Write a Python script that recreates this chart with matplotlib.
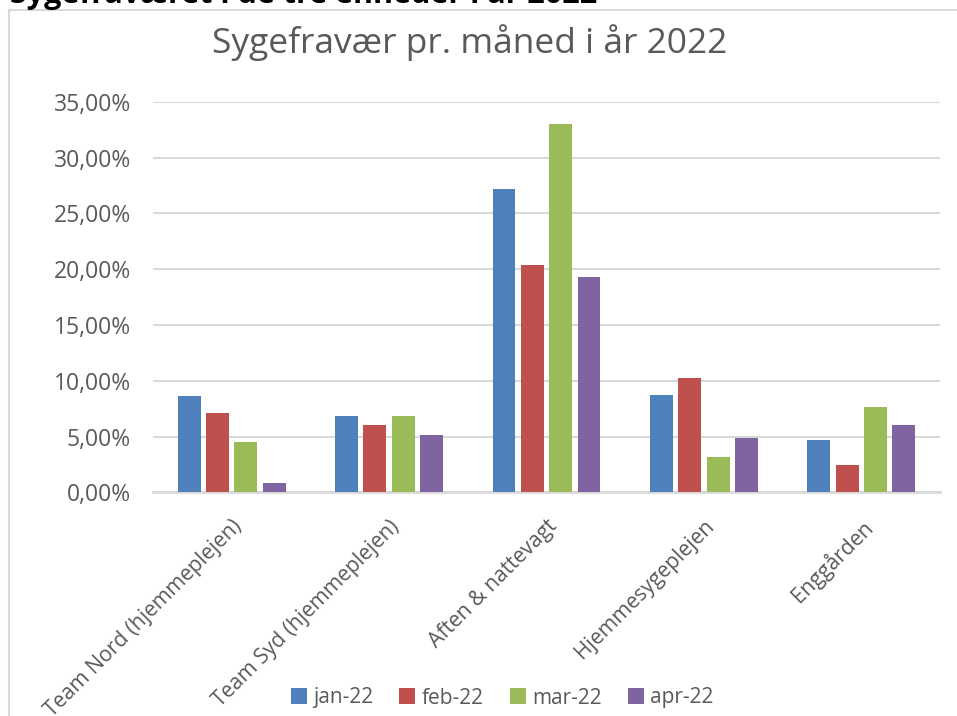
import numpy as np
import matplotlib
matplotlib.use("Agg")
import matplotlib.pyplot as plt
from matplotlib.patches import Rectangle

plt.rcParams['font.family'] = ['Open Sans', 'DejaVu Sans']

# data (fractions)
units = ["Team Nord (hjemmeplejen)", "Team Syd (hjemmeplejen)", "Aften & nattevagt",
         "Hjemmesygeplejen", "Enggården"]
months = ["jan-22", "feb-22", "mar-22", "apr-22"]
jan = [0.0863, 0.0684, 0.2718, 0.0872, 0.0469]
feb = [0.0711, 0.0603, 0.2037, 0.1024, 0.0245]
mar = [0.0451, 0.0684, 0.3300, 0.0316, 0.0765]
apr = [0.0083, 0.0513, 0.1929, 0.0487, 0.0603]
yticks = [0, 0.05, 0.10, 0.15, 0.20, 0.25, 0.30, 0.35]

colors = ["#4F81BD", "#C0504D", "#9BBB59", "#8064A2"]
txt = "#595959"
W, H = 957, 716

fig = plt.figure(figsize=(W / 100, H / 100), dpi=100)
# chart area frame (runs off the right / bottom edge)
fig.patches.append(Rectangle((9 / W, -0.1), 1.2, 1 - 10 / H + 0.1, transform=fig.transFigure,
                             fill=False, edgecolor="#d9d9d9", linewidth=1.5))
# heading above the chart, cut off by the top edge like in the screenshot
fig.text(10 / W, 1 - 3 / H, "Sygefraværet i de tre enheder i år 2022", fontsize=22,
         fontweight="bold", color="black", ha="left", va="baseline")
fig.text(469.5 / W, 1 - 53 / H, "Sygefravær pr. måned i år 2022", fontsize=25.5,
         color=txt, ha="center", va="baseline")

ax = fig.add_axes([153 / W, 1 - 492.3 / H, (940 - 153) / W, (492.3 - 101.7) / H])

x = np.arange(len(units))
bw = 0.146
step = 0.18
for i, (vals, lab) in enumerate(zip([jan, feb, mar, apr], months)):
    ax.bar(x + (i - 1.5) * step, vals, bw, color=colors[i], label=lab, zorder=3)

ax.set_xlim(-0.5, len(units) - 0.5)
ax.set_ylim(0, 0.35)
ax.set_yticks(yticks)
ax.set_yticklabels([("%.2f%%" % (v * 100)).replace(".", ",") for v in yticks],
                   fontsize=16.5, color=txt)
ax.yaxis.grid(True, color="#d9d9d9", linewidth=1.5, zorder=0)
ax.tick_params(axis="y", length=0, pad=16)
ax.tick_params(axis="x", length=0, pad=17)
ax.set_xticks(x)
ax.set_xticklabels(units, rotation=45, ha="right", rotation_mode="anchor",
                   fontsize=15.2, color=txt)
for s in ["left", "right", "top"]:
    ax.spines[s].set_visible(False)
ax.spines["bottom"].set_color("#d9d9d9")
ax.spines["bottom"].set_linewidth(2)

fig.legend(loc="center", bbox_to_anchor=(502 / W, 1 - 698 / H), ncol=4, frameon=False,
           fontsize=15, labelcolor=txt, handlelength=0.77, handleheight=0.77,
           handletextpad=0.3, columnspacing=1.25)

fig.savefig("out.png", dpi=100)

━━━

What needs to be done
Everything from the top line of the data down to and including the line with "yticks = [0, 0.05, 0.10, 0.15, 0.20, 0.25, 0.30, 0.35]" is to be copied, except the pictures.

Worked solution
Write a Python script that recreates this chart with matplotlib.
import numpy as np
import matplotlib
matplotlib.use("Agg")
import matplotlib.pyplot as plt
from matplotlib.patches import Rectangle

plt.rcParams['font.family'] = ['Open Sans', 'DejaVu Sans']

# data (fractions)
units = ["Team Nord (hjemmeplejen)", "Team Syd (hjemmeplejen)", "Aften & nattevagt",
         "Hjemmesygeplejen", "Enggården"]
months = ["jan-22", "feb-22", "mar-22", "apr-22"]
jan = [0.0863, 0.0684, 0.2718, 0.0872, 0.0469]
feb = [0.0711, 0.0603, 0.2037, 0.1024, 0.0245]
mar = [0.0451, 0.0684, 0.3300, 0.0316, 0.0765]
apr = [0.0083, 0.0513, 0.1929, 0.0487, 0.0603]
yticks = [0, 0.05, 0.10, 0.15, 0.20, 0.25, 0.30, 0.35]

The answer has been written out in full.